## Set problem
Using the listing below, copy exactly the lines from the one containing "What Apache ECharts" to the one containing "1.6, 2.0, 3.1];", both lines included, and no others.

## Materials provided

====

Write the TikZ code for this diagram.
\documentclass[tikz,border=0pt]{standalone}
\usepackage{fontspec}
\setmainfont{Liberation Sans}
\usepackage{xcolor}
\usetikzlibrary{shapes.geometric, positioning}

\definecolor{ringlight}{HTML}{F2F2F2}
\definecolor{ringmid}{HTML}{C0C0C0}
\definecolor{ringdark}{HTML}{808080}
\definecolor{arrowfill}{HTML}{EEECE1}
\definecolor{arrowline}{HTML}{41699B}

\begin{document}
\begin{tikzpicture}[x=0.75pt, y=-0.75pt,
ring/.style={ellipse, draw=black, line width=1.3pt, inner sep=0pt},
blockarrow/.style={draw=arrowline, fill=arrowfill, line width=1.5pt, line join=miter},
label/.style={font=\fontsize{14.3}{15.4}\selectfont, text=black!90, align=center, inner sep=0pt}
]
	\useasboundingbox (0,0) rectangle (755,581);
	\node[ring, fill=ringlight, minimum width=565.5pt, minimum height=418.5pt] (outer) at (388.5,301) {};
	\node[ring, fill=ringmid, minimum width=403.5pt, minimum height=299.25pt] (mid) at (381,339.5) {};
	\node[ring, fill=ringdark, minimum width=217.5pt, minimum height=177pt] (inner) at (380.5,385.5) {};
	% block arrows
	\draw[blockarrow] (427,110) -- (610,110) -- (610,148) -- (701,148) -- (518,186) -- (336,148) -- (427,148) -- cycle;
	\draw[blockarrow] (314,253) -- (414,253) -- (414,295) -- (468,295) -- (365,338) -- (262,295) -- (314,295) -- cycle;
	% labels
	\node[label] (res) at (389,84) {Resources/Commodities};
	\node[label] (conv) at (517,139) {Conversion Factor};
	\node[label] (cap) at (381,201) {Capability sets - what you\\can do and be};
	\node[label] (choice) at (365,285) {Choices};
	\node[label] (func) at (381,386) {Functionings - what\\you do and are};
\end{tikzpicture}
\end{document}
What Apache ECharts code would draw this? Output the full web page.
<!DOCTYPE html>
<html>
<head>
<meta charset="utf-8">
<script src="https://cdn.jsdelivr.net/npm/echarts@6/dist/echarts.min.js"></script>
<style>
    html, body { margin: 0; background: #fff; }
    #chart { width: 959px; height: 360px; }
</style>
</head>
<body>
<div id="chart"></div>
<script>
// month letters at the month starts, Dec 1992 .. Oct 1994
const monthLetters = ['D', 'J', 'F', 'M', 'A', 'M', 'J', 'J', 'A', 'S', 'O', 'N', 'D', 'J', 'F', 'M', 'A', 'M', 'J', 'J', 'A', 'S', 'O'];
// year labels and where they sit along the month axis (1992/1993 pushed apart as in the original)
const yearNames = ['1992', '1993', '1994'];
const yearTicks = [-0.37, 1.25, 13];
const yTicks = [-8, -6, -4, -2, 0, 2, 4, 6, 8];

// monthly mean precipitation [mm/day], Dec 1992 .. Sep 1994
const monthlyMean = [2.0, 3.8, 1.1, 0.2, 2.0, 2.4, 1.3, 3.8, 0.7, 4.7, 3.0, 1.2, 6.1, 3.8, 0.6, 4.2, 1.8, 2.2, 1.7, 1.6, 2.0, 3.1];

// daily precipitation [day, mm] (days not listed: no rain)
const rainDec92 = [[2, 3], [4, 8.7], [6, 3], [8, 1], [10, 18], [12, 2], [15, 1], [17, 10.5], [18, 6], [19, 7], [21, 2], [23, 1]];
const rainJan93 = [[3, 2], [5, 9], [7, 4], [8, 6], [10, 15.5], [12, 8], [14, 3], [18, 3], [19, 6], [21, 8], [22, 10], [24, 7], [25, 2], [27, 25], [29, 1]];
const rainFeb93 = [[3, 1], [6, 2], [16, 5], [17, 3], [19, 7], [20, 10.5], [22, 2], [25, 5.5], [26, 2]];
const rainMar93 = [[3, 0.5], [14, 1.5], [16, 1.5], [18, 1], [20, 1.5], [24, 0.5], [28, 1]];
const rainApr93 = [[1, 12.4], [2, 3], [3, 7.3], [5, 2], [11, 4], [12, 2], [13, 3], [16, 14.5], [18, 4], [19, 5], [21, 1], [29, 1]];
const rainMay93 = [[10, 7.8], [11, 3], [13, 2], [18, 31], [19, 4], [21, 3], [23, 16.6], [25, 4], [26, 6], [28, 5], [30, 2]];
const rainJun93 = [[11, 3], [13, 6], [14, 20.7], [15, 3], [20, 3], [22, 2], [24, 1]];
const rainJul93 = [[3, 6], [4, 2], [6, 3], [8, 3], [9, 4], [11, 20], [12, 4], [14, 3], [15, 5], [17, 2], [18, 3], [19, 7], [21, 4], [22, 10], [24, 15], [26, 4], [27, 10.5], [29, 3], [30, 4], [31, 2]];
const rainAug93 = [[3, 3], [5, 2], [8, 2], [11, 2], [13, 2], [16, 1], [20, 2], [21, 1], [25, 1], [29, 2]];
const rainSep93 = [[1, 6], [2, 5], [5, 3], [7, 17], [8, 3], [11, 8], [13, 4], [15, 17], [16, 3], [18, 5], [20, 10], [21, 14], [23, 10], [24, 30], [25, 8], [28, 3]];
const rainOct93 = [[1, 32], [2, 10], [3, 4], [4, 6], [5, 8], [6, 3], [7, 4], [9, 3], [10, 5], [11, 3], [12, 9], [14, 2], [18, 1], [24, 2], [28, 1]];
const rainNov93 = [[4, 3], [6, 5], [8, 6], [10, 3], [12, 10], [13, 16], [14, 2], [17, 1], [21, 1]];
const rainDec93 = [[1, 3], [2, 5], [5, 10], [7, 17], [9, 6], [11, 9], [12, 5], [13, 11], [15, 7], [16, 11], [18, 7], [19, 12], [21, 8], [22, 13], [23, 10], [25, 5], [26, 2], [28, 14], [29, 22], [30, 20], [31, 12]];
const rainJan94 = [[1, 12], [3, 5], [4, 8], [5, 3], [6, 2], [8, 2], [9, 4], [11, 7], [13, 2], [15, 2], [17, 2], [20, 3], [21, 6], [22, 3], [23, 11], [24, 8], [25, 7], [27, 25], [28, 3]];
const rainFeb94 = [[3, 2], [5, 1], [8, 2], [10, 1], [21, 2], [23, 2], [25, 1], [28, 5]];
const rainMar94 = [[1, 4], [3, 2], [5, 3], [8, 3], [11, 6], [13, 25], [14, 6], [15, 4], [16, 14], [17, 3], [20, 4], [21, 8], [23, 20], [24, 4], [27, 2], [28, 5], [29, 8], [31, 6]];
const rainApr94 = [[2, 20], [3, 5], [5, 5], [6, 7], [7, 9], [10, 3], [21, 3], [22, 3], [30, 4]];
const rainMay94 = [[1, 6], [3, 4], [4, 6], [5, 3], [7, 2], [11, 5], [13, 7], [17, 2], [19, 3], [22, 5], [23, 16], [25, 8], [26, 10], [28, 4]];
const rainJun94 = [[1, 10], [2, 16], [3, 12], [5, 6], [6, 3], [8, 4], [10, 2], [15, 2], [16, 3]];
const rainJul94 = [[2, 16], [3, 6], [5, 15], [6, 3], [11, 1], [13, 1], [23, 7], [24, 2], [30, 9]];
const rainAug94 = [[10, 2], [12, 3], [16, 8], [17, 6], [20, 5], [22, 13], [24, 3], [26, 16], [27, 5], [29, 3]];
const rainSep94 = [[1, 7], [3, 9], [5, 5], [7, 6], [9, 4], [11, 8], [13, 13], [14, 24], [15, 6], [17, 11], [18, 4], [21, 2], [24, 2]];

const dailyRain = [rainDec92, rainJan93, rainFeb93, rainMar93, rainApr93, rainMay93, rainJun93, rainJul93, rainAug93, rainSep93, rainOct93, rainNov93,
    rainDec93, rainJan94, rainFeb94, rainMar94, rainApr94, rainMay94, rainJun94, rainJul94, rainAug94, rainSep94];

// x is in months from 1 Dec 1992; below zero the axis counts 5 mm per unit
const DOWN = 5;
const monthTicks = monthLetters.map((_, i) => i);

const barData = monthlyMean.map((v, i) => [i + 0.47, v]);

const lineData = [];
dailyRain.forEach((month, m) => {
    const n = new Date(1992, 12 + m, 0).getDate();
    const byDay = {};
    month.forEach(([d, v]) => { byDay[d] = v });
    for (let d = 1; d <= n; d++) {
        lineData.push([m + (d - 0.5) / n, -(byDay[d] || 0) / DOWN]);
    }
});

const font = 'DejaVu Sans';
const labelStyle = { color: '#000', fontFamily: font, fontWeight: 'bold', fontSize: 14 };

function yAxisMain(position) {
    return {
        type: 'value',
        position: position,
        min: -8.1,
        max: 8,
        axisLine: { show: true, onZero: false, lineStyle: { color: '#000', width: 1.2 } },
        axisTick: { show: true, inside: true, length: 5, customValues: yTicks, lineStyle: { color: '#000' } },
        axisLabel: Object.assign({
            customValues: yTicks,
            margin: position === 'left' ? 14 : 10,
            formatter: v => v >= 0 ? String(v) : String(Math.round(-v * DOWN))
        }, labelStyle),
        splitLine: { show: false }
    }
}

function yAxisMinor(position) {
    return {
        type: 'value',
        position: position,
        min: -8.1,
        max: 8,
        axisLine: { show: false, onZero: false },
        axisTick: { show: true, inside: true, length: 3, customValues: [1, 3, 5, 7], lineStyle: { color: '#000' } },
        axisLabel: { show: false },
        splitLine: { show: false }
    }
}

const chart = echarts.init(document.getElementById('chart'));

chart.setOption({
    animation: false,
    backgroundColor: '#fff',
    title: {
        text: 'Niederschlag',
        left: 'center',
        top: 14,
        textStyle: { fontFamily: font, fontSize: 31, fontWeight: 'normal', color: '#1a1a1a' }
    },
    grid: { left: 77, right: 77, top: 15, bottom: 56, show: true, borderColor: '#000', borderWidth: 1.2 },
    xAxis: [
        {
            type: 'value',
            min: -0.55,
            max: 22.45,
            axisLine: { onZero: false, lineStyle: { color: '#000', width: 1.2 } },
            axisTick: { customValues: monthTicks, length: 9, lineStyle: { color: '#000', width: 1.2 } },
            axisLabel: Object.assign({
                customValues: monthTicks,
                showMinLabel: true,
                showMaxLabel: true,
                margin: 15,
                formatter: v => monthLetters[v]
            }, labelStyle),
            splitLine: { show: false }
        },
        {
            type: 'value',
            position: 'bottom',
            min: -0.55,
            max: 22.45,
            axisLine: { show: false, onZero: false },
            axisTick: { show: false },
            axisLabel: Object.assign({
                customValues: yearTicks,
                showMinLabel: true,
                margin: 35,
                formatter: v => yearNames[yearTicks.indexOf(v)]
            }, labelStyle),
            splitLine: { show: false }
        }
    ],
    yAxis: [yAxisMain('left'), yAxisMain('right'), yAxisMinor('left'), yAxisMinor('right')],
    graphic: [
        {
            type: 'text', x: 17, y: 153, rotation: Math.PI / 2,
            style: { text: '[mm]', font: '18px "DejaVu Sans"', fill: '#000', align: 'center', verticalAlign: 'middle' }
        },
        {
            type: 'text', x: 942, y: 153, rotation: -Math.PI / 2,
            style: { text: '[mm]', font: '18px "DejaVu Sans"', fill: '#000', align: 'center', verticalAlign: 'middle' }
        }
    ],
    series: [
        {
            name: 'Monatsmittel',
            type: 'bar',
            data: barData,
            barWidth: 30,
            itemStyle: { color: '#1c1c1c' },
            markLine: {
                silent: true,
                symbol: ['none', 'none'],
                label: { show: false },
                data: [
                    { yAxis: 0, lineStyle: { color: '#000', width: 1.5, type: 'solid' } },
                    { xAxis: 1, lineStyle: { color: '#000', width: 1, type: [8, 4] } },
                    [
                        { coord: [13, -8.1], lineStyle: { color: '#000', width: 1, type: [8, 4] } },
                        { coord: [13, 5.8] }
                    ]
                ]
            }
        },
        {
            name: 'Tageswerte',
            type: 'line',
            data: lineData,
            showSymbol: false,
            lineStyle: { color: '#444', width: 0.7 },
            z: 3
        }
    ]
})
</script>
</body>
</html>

====

## Exercise output
What Apache ECharts code would draw this? Output the full web page.
<!DOCTYPE html>
<html>
<head>
<meta charset="utf-8">
<script src="https://cdn.jsdelivr.net/npm/echarts@6/dist/echarts.min.js"></script>
<style>
    html, body { margin: 0; background: #fff; }
    #chart { width: 959px; height: 360px; }
</style>
</head>
<body>
<div id="chart"></div>
<script>
// month letters at the month starts, Dec 1992 .. Oct 1994
const monthLetters = ['D', 'J', 'F', 'M', 'A', 'M', 'J', 'J', 'A', 'S', 'O', 'N', 'D', 'J', 'F', 'M', 'A', 'M', 'J', 'J', 'A', 'S', 'O'];
// year labels and where they sit along the month axis (1992/1993 pushed apart as in the original)
const yearNames = ['1992', '1993', '1994'];
const yearTicks = [-0.37, 1.25, 13];
const yTicks = [-8, -6, -4, -2, 0, 2, 4, 6, 8];

// monthly mean precipitation [mm/day], Dec 1992 .. Sep 1994
const monthlyMean = [2.0, 3.8, 1.1, 0.2, 2.0, 2.4, 1.3, 3.8, 0.7, 4.7, 3.0, 1.2, 6.1, 3.8, 0.6, 4.2, 1.8, 2.2, 1.7, 1.6, 2.0, 3.1];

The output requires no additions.